Exercise details:
Identify the lines that contain the string "matplotlib", then copy each of them.

::::

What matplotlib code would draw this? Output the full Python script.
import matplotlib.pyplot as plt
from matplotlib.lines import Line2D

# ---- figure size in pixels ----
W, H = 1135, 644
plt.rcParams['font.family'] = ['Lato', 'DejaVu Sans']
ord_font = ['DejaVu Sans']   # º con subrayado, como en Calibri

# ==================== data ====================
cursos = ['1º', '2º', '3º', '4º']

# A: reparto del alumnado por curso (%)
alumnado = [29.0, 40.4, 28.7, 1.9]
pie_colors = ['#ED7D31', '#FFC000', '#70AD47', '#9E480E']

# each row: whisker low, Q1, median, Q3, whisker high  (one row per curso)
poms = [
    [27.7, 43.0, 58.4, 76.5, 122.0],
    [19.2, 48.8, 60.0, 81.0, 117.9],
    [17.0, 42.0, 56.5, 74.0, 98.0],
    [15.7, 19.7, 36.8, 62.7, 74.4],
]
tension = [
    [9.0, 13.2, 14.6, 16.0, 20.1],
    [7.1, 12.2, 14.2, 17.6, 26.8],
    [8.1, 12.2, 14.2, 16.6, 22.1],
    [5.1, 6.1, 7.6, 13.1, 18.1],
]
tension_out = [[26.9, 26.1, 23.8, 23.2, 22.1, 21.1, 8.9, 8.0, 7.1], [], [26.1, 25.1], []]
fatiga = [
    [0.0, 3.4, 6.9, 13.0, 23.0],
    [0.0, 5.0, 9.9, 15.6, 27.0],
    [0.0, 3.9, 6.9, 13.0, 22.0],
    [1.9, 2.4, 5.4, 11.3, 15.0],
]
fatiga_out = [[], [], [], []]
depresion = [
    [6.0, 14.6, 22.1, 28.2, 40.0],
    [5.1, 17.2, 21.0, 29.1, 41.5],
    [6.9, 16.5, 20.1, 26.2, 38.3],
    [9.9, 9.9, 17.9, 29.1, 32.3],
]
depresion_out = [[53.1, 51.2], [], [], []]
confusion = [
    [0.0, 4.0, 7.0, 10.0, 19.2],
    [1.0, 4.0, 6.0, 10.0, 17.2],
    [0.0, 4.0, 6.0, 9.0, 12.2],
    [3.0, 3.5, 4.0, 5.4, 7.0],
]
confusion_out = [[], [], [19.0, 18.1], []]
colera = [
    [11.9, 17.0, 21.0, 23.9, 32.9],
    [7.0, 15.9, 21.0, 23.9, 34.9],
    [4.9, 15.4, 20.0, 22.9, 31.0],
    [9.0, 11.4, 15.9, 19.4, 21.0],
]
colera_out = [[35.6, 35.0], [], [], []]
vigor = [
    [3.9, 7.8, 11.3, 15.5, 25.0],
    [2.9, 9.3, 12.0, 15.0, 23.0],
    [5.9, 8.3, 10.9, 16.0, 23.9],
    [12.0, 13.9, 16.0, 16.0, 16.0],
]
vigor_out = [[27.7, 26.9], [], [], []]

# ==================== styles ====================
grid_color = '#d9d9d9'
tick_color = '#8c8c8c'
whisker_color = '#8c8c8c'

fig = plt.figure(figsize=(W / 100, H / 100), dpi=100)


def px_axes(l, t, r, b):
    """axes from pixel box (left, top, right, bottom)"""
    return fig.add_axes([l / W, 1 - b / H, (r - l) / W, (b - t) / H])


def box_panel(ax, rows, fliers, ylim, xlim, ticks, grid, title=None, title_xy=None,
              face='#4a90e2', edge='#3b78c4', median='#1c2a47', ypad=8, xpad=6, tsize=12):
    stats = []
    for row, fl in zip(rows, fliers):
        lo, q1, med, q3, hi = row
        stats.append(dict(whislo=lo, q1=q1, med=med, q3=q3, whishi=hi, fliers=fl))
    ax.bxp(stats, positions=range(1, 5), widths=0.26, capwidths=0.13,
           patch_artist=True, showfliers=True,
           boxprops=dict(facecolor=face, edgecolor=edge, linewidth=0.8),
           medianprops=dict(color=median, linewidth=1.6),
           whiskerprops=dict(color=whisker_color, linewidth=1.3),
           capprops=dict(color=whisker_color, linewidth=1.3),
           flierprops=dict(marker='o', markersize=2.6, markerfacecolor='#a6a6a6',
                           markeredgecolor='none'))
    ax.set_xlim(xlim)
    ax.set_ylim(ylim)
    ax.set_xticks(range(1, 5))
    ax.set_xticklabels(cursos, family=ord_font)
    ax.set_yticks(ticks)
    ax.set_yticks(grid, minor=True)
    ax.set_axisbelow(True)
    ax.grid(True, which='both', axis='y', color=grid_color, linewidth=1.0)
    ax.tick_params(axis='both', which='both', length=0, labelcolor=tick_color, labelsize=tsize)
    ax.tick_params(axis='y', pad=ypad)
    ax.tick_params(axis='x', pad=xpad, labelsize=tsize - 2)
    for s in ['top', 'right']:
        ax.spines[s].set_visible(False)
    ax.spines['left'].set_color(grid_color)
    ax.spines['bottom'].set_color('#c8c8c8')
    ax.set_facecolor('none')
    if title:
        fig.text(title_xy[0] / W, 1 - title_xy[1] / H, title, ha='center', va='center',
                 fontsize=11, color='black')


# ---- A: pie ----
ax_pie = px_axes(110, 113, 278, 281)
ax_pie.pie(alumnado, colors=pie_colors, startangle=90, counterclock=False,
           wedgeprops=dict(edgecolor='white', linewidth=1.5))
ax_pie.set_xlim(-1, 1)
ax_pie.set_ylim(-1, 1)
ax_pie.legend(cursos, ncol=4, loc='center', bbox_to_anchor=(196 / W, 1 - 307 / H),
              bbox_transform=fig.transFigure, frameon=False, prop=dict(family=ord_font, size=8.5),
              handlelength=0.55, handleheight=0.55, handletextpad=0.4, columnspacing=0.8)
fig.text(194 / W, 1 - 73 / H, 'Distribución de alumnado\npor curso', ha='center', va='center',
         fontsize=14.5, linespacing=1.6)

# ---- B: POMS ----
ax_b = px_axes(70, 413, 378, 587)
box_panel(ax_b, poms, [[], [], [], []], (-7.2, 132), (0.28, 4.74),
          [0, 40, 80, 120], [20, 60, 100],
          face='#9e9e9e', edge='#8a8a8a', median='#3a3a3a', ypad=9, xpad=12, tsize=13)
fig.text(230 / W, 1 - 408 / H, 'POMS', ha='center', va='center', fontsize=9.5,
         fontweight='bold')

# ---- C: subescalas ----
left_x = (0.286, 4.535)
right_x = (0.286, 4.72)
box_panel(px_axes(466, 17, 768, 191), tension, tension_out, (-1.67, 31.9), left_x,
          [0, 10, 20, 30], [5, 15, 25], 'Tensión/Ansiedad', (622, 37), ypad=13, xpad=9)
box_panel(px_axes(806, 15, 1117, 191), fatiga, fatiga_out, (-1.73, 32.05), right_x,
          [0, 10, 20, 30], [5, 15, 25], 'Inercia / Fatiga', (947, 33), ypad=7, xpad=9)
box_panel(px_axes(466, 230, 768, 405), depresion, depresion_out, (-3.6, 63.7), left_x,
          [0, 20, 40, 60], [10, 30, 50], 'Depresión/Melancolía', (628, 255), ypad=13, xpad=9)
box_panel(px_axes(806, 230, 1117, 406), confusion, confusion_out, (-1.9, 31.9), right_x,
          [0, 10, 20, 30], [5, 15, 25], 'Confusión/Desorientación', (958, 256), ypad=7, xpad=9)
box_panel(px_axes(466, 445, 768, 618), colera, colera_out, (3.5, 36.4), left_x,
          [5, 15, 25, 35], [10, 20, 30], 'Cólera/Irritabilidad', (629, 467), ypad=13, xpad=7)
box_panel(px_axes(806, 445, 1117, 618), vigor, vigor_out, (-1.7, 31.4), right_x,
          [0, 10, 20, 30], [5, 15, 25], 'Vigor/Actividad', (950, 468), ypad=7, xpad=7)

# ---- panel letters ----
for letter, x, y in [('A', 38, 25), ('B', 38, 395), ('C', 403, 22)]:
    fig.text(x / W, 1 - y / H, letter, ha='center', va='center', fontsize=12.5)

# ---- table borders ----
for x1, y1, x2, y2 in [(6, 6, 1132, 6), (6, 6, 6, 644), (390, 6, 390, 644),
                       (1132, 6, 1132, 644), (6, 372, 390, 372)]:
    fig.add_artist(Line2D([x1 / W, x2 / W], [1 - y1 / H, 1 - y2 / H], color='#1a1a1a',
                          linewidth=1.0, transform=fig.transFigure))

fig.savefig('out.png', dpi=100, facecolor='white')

::::

Solution to the problem:
What matplotlib code would draw this? Output the full Python script.
import matplotlib.pyplot as plt
from matplotlib.lines import Line2D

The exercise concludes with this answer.